À chaque gaie saison reviennent avril et mai ; ma bonne étoile devrait bien revenir ; Amour a trop longtemps sommeillé ; il me donna le pouvoir d’aimer, sans m’accorder en même temps celui d’oser supplier ; ah ! que de grands honneurs m’ont ravis la timidité et la crainte !

Quelle magnifique récompense, et noble et sincère j’aurais eue ! Aussi je supporte avec joie mon fardeau, pourvu que sa pitié ne m’oublie pas ! Comme le marin qui ne peut s’échapper de sa nef naufragée qu’en se sauvant à la nage, ainsi, dame, je me relèverais si vous daigniez me porter secours.

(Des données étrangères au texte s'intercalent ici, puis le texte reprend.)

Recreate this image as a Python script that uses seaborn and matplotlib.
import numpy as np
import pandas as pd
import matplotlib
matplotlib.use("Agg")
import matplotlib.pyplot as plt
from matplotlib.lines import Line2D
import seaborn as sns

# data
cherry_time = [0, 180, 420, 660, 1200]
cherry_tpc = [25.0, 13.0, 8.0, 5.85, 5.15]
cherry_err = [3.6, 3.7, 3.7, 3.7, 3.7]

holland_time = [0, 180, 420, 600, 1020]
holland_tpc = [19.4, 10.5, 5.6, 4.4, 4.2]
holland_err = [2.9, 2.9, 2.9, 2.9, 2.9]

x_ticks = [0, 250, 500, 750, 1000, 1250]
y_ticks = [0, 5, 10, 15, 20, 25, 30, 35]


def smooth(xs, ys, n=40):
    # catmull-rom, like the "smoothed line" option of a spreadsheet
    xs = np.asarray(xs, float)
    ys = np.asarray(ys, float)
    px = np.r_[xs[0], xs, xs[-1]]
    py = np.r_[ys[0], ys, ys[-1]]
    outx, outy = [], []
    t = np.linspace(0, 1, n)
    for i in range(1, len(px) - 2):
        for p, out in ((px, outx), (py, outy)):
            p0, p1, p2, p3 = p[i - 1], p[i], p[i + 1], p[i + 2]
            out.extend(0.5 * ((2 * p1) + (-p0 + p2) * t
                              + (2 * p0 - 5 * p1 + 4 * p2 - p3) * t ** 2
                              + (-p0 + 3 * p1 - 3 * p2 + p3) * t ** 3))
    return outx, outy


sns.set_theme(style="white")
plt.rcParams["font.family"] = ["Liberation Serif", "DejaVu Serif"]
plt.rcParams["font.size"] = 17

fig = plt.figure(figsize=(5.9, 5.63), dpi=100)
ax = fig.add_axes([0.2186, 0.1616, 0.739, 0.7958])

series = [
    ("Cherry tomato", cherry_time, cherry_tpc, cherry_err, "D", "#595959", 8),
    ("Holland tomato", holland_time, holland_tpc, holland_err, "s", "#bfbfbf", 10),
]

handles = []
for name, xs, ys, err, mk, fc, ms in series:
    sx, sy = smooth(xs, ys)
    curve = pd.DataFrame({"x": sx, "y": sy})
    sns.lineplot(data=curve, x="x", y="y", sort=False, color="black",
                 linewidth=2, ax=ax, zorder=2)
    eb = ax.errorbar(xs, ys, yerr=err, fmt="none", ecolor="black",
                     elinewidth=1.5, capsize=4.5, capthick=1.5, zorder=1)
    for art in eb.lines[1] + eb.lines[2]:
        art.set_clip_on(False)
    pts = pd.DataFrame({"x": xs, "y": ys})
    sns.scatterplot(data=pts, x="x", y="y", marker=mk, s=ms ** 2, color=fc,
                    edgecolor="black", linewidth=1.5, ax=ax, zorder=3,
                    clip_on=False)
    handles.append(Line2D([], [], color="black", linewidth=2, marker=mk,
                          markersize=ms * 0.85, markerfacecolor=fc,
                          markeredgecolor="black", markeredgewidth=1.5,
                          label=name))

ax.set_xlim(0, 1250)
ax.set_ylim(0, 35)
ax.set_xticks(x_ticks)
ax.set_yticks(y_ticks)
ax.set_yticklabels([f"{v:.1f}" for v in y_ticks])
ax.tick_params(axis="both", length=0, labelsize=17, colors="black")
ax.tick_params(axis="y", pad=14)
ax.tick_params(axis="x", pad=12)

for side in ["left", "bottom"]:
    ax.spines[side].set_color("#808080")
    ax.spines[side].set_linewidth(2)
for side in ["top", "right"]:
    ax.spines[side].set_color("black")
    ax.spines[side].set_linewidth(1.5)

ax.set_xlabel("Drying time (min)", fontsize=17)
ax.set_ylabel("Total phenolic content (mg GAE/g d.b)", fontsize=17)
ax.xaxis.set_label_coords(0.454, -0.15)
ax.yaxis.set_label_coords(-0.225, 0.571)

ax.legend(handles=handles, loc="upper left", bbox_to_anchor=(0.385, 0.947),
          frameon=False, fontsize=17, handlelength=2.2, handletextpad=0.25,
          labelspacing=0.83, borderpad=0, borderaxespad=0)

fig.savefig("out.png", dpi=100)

Je suis triste et joyeux, tantôt je chante, tantôt je m’irrite… car amour s’est divisé dans mon cœur en amour joyeux et en amour triste… il me montre ses nobles qualités au milieu des ris et des pleurs.

En vous, dame, sont toutes les qualités possibles ; aucune n’y manque, dame ornée de toutes les vertus ; on ne saurait rien y ajouter, si seulement vous étiez hardie en amour. Vous êtes sans égale, mur, château et tour d’honneur, et fleur de beauté.

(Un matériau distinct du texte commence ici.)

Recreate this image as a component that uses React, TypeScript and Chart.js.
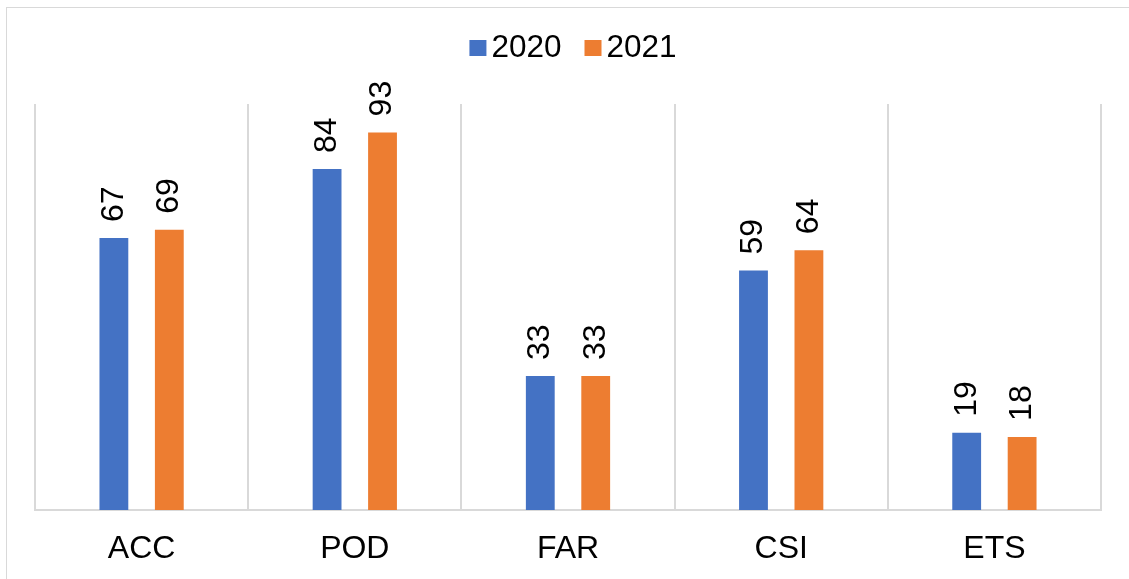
import React, { useEffect, useRef } from "react";
import { Chart, registerables } from "chart.js";

Chart.register(...registerables);

const categories = ["ACC", "POD", "FAR", "CSI", "ETS"];
const series2020 = [67, 84, 33, 59, 19];
const series2021 = [69, 93, 33, 64, 18];
const seriesLabels = ["2020", "2021"];
const seriesColors = ["#4472C4", "#ED7D31"];
const yMin = 0;
const yMax = 100;

const FONT = "'Liberation Sans', Arial, sans-serif";

const valueLabels = {
  id: "valueLabels",
  afterDatasetsDraw(chart: any) {
    const ctx = chart.ctx;
    ctx.save();
    ctx.font = `32px ${FONT}`;
    ctx.fillStyle = "#000";
    ctx.textAlign = "left";
    ctx.textBaseline = "middle";
    chart.data.datasets.forEach((ds: any, i: number) => {
      const meta = chart.getDatasetMeta(i);
      meta.data.forEach((bar: any, j: number) => {
        ctx.save();
        ctx.translate(bar.x, bar.y - 16);
        ctx.rotate(-Math.PI / 2);
        ctx.fillText(String(ds.data[j]), 0, 0);
        ctx.restore();
      });
    });
    ctx.restore();
  },
};

const customLegend = {
  id: "customLegend",
  afterDraw(chart: any) {
    const ctx = chart.ctx;
    ctx.save();
    ctx.font = `31.5px ${FONT}`;
    ctx.textBaseline = "middle";
    ctx.textAlign = "left";
    const box = 17;
    const gap = 5;
    const itemGap = 23;
    const items = chart.data.datasets.map((ds: any) => ({
      text: ds.label,
      color: ds.backgroundColor,
      w: ctx.measureText(ds.label).width,
    }));
    const total =
      items.reduce((s: number, it: any) => s + box + gap + it.w, 0) +
      itemGap * (items.length - 1);
    let x = 573 - total / 2;
    for (const it of items) {
      ctx.fillStyle = it.color;
      ctx.fillRect(x, 40, box, box - 1);
      x += box + gap;
      ctx.fillStyle = "#000";
      ctx.fillText(it.text, x, 48);
      x += it.w + itemGap;
    }
    ctx.restore();
  },
};

export default function App() {
  const ref = useRef<HTMLCanvasElement | null>(null);

  useEffect(() => {
    if (!ref.current) return;
    const chart = new Chart(ref.current, {
      type: "bar",
      data: {
        labels: categories,
        datasets: [
          {
            label: seriesLabels[0],
            data: series2020,
            backgroundColor: seriesColors[0],
            categoryPercentage: 0.52,
            barPercentage: 0.52,
          },
          {
            label: seriesLabels[1],
            data: series2021,
            backgroundColor: seriesColors[1],
            categoryPercentage: 0.52,
            barPercentage: 0.52,
          },
        ],
      },
      options: {
        responsive: false,
        animation: false,
        layout: { padding: { left: 35, right: 28, top: 104, bottom: 0 } },
        plugins: {
          legend: { display: false },
          tooltip: { enabled: false },
        },
        scales: {
          x: {
            grid: {
              offset: true,
              color: "#d9d9d9",
              lineWidth: 2,
              drawTicks: false,
            },
            border: { display: true, color: "#d9d9d9", width: 2 },
            ticks: {
              color: "#000",
              padding: 20,
              font: { family: FONT, size: 32 },
            },
            afterFit: (scale: any) => {
              scale.height = 69;
            },
          },
          y: {
            display: false,
            min: yMin,
            max: yMax,
          },
        },
      },
      plugins: [valueLabels, customLegend],
    });
    return () => chart.destroy();
  }, []);

  return (
    <div>
      <div
        style={{
          position: "absolute",
          left: 6,
          top: 7,
          width: 1123,
          height: 572,
          boxSizing: "border-box",
          borderLeft: "1px solid #d9d9d9",
          borderTop: "1px solid #d9d9d9",
        }}
      />
      <canvas
        ref={ref}
        width={1129}
        height={579}
        style={{ position: "absolute", left: 0, top: 0, width: 1129, height: 579 }}
      />
    </div>
  );
}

Une partie des mêmes thèmes se retrouve dans la chanson suivante ; si, au début, le poète se plaint avec quelque impatience de l’indifférence d’Amour à son sujet, il s’y déclare bientôt amant soumis et obéissant, serviteur fidèle de sa « dame », n’attendant rien que de sa pitié, de sa « merci ».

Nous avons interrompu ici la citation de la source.